■ TO BE DONE: Drop every picture. Then return, exactly, the lines from the beginning of the listing below through the one containing "from bokeh.resources import INLINE".

■ SUPPLIED MATERIAL:

____________________

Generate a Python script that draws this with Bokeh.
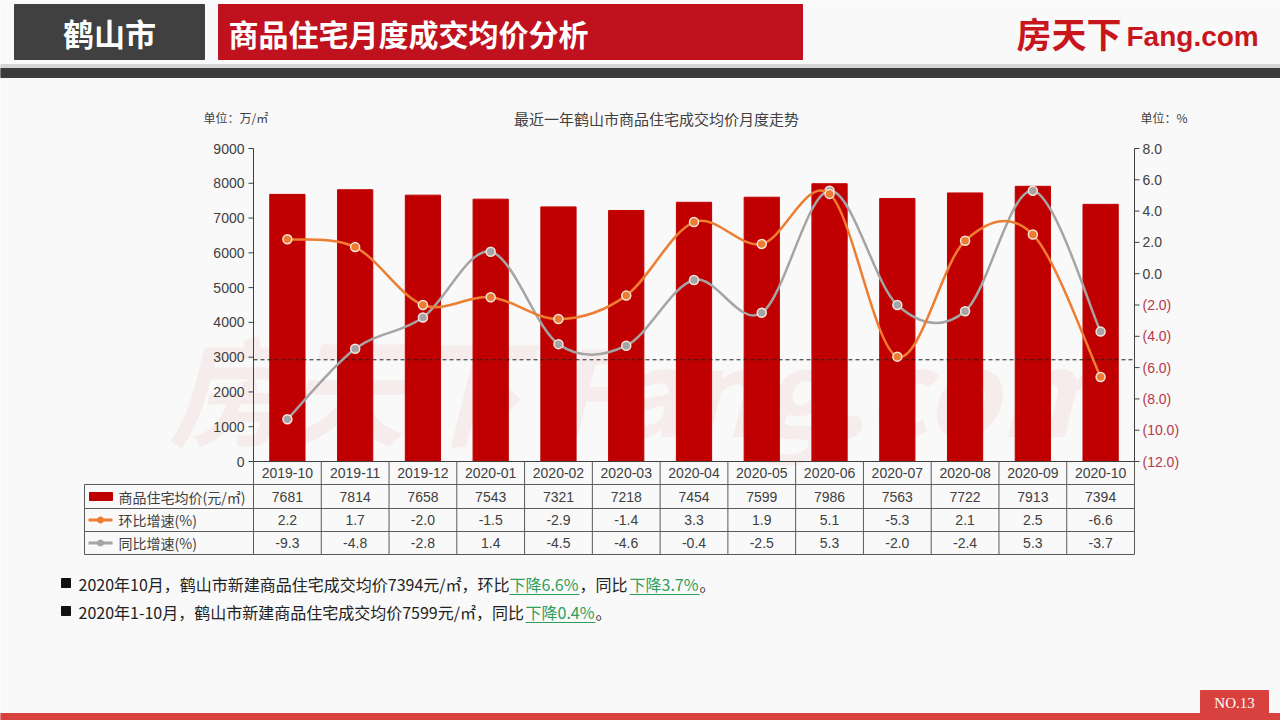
from bokeh.plotting import figure
from bokeh.models import Range1d
from bokeh.core.properties import value
from bokeh.embed import file_html
from bokeh.resources import INLINE

# ---------------- data ----------------
months = ["2019-10", "2019-11", "2019-12", "2020-01", "2020-02", "2020-03", "2020-04",
          "2020-05", "2020-06", "2020-07", "2020-08", "2020-09", "2020-10"]
price = [7681, 7814, 7658, 7543, 7321, 7218, 7454, 7599, 7986, 7563, 7722, 7913, 7394]
mom = [2.2, 1.7, -2.0, -1.5, -2.9, -1.4, 3.3, 1.9, 5.1, -5.3, 2.1, 2.5, -6.6]
yoy = [-9.3, -4.8, -2.8, 1.4, -4.5, -4.6, -0.4, -2.5, 5.3, -2.0, -2.4, 5.3, -3.7]
left_ticks = [0, 1000, 2000, 3000, 4000, 5000, 6000, 7000, 8000, 9000]
right_ticks = [8, 6, 4, 2, 0, -2, -4, -6, -8, -10, -12]
right_tick_labels = ["8.0", "6.0", "4.0", "2.0", "0.0", "(2.0)", "(4.0)", "(6.0)",
                     "(8.0)", "(10.0)", "(12.0)"]
ref_level = -5.5
series_names = ["商品住宅均价(元/㎡)", "环比增速(%)", "同比增速(%)"]

# ---------------- layout (pixels) ----------------
W, H = 1280, 720
X0, X1 = 253, 1134          # plot area left/right
YT, YB = 148, 461           # plot area top/bottom
N = len(months)
cw = (X1 - X0) / N
LMIN, LMAX = 0, 9000
RMIN, RMAX = -12, 8
kl = (LMAX - LMIN) / (YB - YT)
kr = (RMAX - RMIN) / (YB - YT)

CJK = "Noto Sans CJK SC"
LAT = "Liberation Sans"
BG = "#f9f9f9"
BAR = "#c00000"
ORANGE = "#ed7d31"
GRAY = "#a5a5a5"
TXT = "#404040"
NEG = "#b8384a"
GREEN = "#2f9e5b"

p = figure(width=W, height=H, x_range=Range1d(0, W), y_range=Range1d(H, 0),
           x_axis_type=None, y_axis_type=None, title=None,
           toolbar_location=None, output_backend="svg", min_border=0)
p.outline_line_color = None
p.background_fill_color = BG
p.border_fill_color = BG

p.extra_x_ranges = {"cat": Range1d(-X0 / cw, (W - X0) / cw)}
p.extra_y_ranges = {
    "left": Range1d(LMIN - (H - YB) * kl, LMAX + YT * kl),
    "right": Range1d(RMIN - (H - YB) * kr, RMAX + YT * kr),
}


def txt(x, y, s, size, color=TXT, font=LAT, align="left", baseline="middle",
        style="normal", **kw):
    if not isinstance(x, list):
        x, y, s = [x], [y], [s]
    p.text(x=x, y=y, text=s, text_font=value(font), text_font_size=size,
           text_color=color, text_align=align, text_baseline=baseline,
           text_font_style=style, **kw)


# ---------------- header ----------------
p.quad(left=[14], right=[204], top=[4], bottom=[59], color="#404040")
txt(109, 32, "鹤山市", "31px", "white", CJK, "center", style="bold")
p.quad(left=[218], right=[802], top=[4], bottom=[59], color="#c0111f")
txt(228, 32, "商品住宅月度成交均价分析", "30px", "white", CJK, "left", style="bold")
txt(1016, 32, "房天下", "35px", "#c8161d", CJK, "left", style="bold")
txt(1126, 36, "Fang.com", "28px", "#c8161d", LAT, "left", style="bold")
p.quad(left=[0], right=[W], top=[64], bottom=[68], color="#d4d4d4")
p.quad(left=[0], right=[W], top=[68], bottom=[77], color="#3b3b3b")

# ---------------- footer ----------------
p.quad(left=[0], right=[W], top=[713], bottom=[H], color="#d9413f")
p.quad(left=[1200], right=[1268], top=[690], bottom=[714], color="#d9413f")
txt(1234, 702, "NO.13", "15px", "white", "Liberation Serif", "center")

# ---------------- watermark ----------------
txt(640, 385, "房天下 Fang.com", "118px", "#f1dcdc", CJK, "center", style="bold italic",
    text_alpha=0.45)

# ---------------- chart titles ----------------
txt(656, 118, "最近一年鹤山市商品住宅成交均价月度走势", "15px", TXT, CJK, "center")
txt(203, 117, "单位：万/㎡", "12px", TXT, CJK, "left")
txt(1140, 117, "单位：%", "12px", TXT, CJK, "left")

# ---------------- bars ----------------
xc = [i + 0.5 for i in range(N)]
p.vbar(x=xc, top=price, bottom=0, width=0.52, color=BAR,
       x_range_name="cat", y_range_name="left")

# reference dashed line
p.segment(x0=[X0], x1=[X1], y0=[ref_level], y1=[ref_level], line_color="#222222",
          line_width=1, line_dash="4 3", y_range_name="right")


# ---------------- smooth lines ----------------
def smooth(vals, color):
    n = len(vals)
    d = {k: [] for k in ("x0", "y0", "x1", "y1", "cx0", "cy0", "cx1", "cy1")}
    for i in range(n - 1):
        a, b = max(i - 1, 0), min(i + 2, n - 1)
        p0x, p0y = xc[a], vals[a]
        p1x, p1y = xc[i], vals[i]
        p2x, p2y = xc[i + 1], vals[i + 1]
        p3x, p3y = xc[b], vals[b]
        d["x0"].append(p1x); d["y0"].append(p1y)
        d["x1"].append(p2x); d["y1"].append(p2y)
        d["cx0"].append(p1x + (p2x - p0x) / 6); d["cy0"].append(p1y + (p2y - p0y) / 6)
        d["cx1"].append(p2x - (p3x - p1x) / 6); d["cy1"].append(p2y - (p3y - p1y) / 6)
    p.bezier(line_color=color, line_width=2.5, x_range_name="cat", y_range_name="right", **d)
    p.scatter(x=xc, y=vals, size=9, fill_color=color, line_color="#f6e6df", line_width=1.5,
              x_range_name="cat", y_range_name="right")


smooth(yoy, GRAY)
smooth(mom, ORANGE)

# ---------------- axes ----------------
p.segment(x0=[X0], x1=[X0], y0=[YT], y1=[YB], line_color=TXT, line_width=1)
p.segment(x0=[X0 - 5] * len(left_ticks), x1=[X0] * len(left_ticks), y0=left_ticks,
          y1=left_ticks, line_color=TXT, y_range_name="left")
txt([X0 - 9] * len(left_ticks), left_ticks, [str(t) for t in left_ticks], "14px", TXT, LAT,
    "right", y_range_name="left")

p.segment(x0=[X1], x1=[X1], y0=[YT], y1=[YB], line_color=TXT, line_width=1)
p.segment(x0=[X1] * len(right_ticks), x1=[X1 + 5] * len(right_ticks), y0=right_ticks,
          y1=right_ticks, line_color=TXT, y_range_name="right")
rcols = [TXT if t >= 0 else NEG for t in right_ticks]
p.text(x=[X1 + 8] * len(right_ticks), y=right_ticks, text=right_tick_labels,
       text_color=rcols, text_font=value(LAT), text_font_size="14px",
       text_align="left", text_baseline="middle", y_range_name="right")

# ---------------- data table ----------------
TL = 84
rows = [YB, 484, 508, 531, 554]
LINE = "#5a5a5a"
p.segment(x0=[X0], x1=[X1], y0=[YB], y1=[YB], line_color=TXT, line_width=1.2)
p.segment(x0=[TL] * 4, x1=[X1] * 4, y0=rows[1:], y1=rows[1:], line_color=LINE)
p.segment(x0=list(range(N + 1)), x1=list(range(N + 1)), y0=[YB] * (N + 1),
          y1=[rows[-1]] * (N + 1), line_color=LINE, x_range_name="cat")
p.segment(x0=[TL], x1=[TL], y0=[rows[1]], y1=[rows[-1]], line_color=LINE)

mids = [(rows[i] + rows[i + 1]) / 2 for i in range(4)]
txt(xc, [mids[0]] * N, months, "14px", TXT, LAT, "center", x_range_name="cat")
txt(xc, [mids[1]] * N, [str(v) for v in price], "14px", TXT, LAT, "center", x_range_name="cat")
txt(xc, [mids[2]] * N, [f"{v:.1f}" for v in mom], "14px", TXT, LAT, "center", x_range_name="cat")
txt(xc, [mids[3]] * N, [f"{v:.1f}" for v in yoy], "14px", TXT, LAT, "center", x_range_name="cat")

# legend cells
p.quad(left=[89], right=[112], top=[mids[1] - 4], bottom=[mids[1] + 4], color=BAR)
for m, c in ((mids[2], ORANGE), (mids[3], GRAY)):
    p.segment(x0=[88], x1=[112], y0=[m], y1=[m], line_color=c, line_width=3)
    p.scatter(x=[100], y=[m], size=6, fill_color=c, line_color=c)
txt([118] * 3, mids[1:], series_names, "14px", TXT, CJK, "left")

# ---------------- notes ----------------
NOTE = "#222222"
NF = "16px"
for y in (583, 611):
    p.quad(left=[61], right=[70], top=[y - 5], bottom=[y + 4], color="#111111")
txt(78, 583, "2020年10月，鹤山市新建商品住宅成交均价7394元/㎡，环比", NF, NOTE, CJK)
txt(509, 583, "下降6.6%", NF, GREEN, CJK)
txt(579, 583, "，同比", NF, NOTE, CJK)
txt(629, 583, "下降3.7%", NF, GREEN, CJK)
txt(699, 583, "。", NF, NOTE, CJK)
txt(78, 611, "2020年1-10月，鹤山市新建商品住宅成交均价7599元/㎡，同比", NF, NOTE, CJK)
txt(525, 611, "下降0.4%", NF, GREEN, CJK)
txt(595, 611, "。", NF, NOTE, CJK)
p.segment(x0=[509, 629, 525], x1=[579, 699, 595], y0=[594, 594, 622], y1=[594, 594, 622],
          line_color=GREEN, line_width=1)

open("out.html", "w").write(file_html(p, INLINE))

____________________

■ SOLUTION FOR THIS PROBLEM:
Generate a Python script that draws this with Bokeh.
from bokeh.plotting import figure
from bokeh.models import Range1d
from bokeh.core.properties import value
from bokeh.embed import file_html
from bokeh.resources import INLINE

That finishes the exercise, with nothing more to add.